Over the years, Catholics, Methodists, Lutherans, Orthodox, Anglicans, Presbyterians, and Episcopalians have all traditionally observed Advent. Many other Protestant and Evangelical Christians are coming back to some Advent practices as they see the need for the correct focus on Christ during the season.
Whether your church decides to set aside time to observe Advent, many in your congregation will observe Advent in their homes as a way to help their families stay focused on Christ during the Christmas season. Churches and Christian families will decorate with things like the Advent wreath, lighting candles as Christmas approaches. Some will opt to not decorate with the traditional red and green colors of Christmas, but will go with historic purple, pink and white. Each of these have a specific meaning and connection to the Advent season.
Preaching the History of Advent
Whether you are preaching an Advent sermon series this Christmas or are creating your own unique Christmas sermon series outline, the historical tradition of Advent will be celebrated. You have a unique opportunity this year, and every year, to educate your congregation on the truth behind this celebration, what it is, what it isn’t and why it matters for believers today.

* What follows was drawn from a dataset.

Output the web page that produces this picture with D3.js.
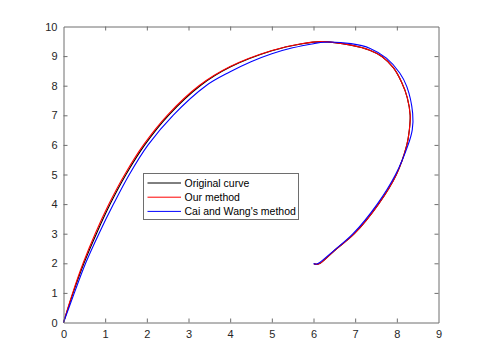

Teaching your people can be done through a sermon series, a small 5-minute candle-lighting ceremony during your service, or by sharing resources via your church email newsletter or on social media.
Regardless of how you choose to observe Advent as a church, the re-emergence of this tradition in popular culture is a very natural and easy way to enter into a narrative that is happening outside your church walls and in the homes and hearts of those whom God loves.